Of course, America’s hands aren’t clean when it comes to foreign elections, either. Dov Levin, a professor at Carnegie Mellon University in Pittsburgh, reported that between 1946 and 2000 the United States influenced 81 foreign elections. That count doesn’t include covert efforts to create change in foreign governments to advance American interests, which happen as much as two-thirds of the time. Levin documented many U.S. actions to help one party prevail. Those efforts included direct funding, distributing information and misinformation, training campaign staffs, making threats or offering public support, and using foreign aid on behalf of one side.
Of course, Russia is equally guilty of past electioneering. Levin, for example, found that Russia, the United States or both influenced about 10 percent of national elections in foreign countries from 1946 to 2000.

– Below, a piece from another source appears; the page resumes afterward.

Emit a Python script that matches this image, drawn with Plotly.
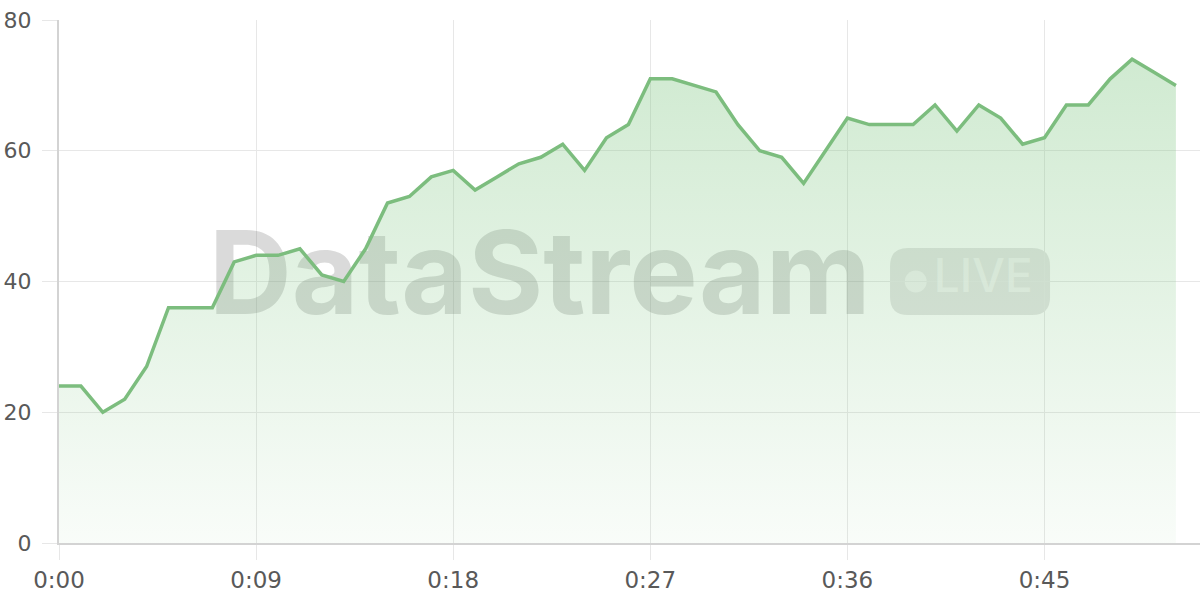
import plotly.graph_objects as go

# seconds since start and the live reading at each second
seconds = list(range(52))
values = [24, 24, 20, 22, 27, 36, 36, 36, 43, 44, 44, 45, 41, 40, 45, 52,
          53, 56, 57, 54, 56, 58, 59, 61, 57, 62, 64, 71, 71, 70, 69, 64,
          60, 59, 55, 60, 65, 64, 64, 64, 67, 63, 67, 65, 61, 62, 67, 67,
          71, 74, 72, 70]

x_ticks = [0, 9, 18, 27, 36, 45]
x_labels = ["0:00", "0:09", "0:18", "0:27", "0:36", "0:45"]
y_ticks = [0, 20, 40, 60, 80]

GREEN = "#7cbd7e"
GRID = "#e7e7e7"
AXIS = "#d3d3d3"
LABEL = "#595959"

fig = go.Figure()

# watermark (drawn first so the line sits on top of it)
fig.add_trace(go.Scatter(
    x=[21.95], y=[39.4], mode="text", text=["DataStream"],
    textposition="middle center",
    textfont=dict(family="Inter", size=115, weight=700, color="rgba(120,120,120,0.27)"),
    hoverinfo="skip", showlegend=False,
))
fig.add_trace(go.Scatter(
    x=[42.2], y=[40.1], mode="text", text=["LIVE"],
    textposition="middle center",
    textfont=dict(family="Inter", size=46, weight=500, color="rgba(255,255,255,0.5)"),
    hoverinfo="skip", showlegend=False,
))

fig.add_trace(go.Scatter(
    x=seconds, y=values, mode="lines",
    line=dict(color=GREEN, width=3.5),
    fill="tozeroy",
    fillgradient=dict(
        type="vertical", start=0, stop=80,
        colorscale=[[0, "rgba(129,199,132,0.05)"], [1, "rgba(129,199,132,0.4)"]],
    ),
    hoverinfo="x+y", showlegend=False,
))

# rounded "LIVE" badge and its dot
r = 18
w, h = 160, 67
badge = (f"M {-w/2 + r},{-h/2} L {w/2 - r},{-h/2} Q {w/2},{-h/2} {w/2},{-h/2 + r} "
         f"L {w/2},{h/2 - r} Q {w/2},{h/2} {w/2 - r},{h/2} L {-w/2 + r},{h/2} "
         f"Q {-w/2},{h/2} {-w/2},{h/2 - r} L {-w/2},{-h/2 + r} Q {-w/2},{-h/2} {-w/2 + r},{-h/2} Z")
fig.add_shape(type="path", path=badge, xref="x", yref="y",
              xsizemode="pixel", ysizemode="pixel", xanchor=41.6, yanchor=40.0,
              fillcolor="rgba(120,120,120,0.2)", line_width=0, layer="below")
fig.add_shape(type="circle", xref="x", yref="y",
              xsizemode="pixel", ysizemode="pixel", xanchor=39.12, yanchor=40.0,
              x0=-11, x1=11, y0=-11, y1=11,
              fillcolor="rgba(255,255,255,0.5)", line_width=0, layer="below")

fig.update_layout(
    width=1200, height=600,
    margin=dict(l=59, r=0, t=20, b=57),
    paper_bgcolor="white", plot_bgcolor="white",
    showlegend=False,
)
fig.update_xaxes(
    range=[0, 52.1], tickvals=x_ticks, ticktext=x_labels,
    showgrid=True, gridcolor=GRID, gridwidth=1,
    showline=True, linecolor=AXIS, linewidth=2,
    ticks="outside", ticklen=15, tickcolor=GRID, tickwidth=1,
    tickfont=dict(family="DejaVu Sans", size=23, color=LABEL),
    zeroline=False, automargin=False,
)
fig.update_yaxes(
    range=[0, 80], tickvals=y_ticks,
    showgrid=True, gridcolor=GRID, gridwidth=1,
    showline=True, linecolor=AXIS, linewidth=2,
    ticks="outside", ticklen=15, tickcolor=GRID, tickwidth=1,
    tickfont=dict(family="DejaVu Sans", size=22, color=LABEL),
    ticklabelstandoff=6,
    zeroline=False, automargin=False,
)

# page has a default 8px body margin; drop it so the figure fills the window
fig.write_html("out.html", config={"displayModeBar": False},
               post_script="document.body.style.margin='0';document.body.style.overflow='hidden';")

Frankly, the current Russian hacking flap is not news to anyone who monitors elections worldwide. Attempts to influence elections have always happened one way or another. Whether it’s with money, propaganda (information and misinformation), fake news, false allegations, or hacked communications, individuals and entities have always worked hard – openly or secretly – to affect our elections. I doubt that will ever change because elections matter to everyone around the globe, not just Americans.
For me, the critical aspect of elections is that we safeguard the voting process so the act of casting ballots is never corrupted. We must know that our president is fairly elected, and is the legitimate leader of America and the free world. If evidence proves ballot-box tampering, then we must unite to stop that kind of influence. That focus helps us separate poor losers from people who were disenfranchised as citizens.
Any other kind of influence – like Russia hacking emails and sharing the contents publicly – is business as usual.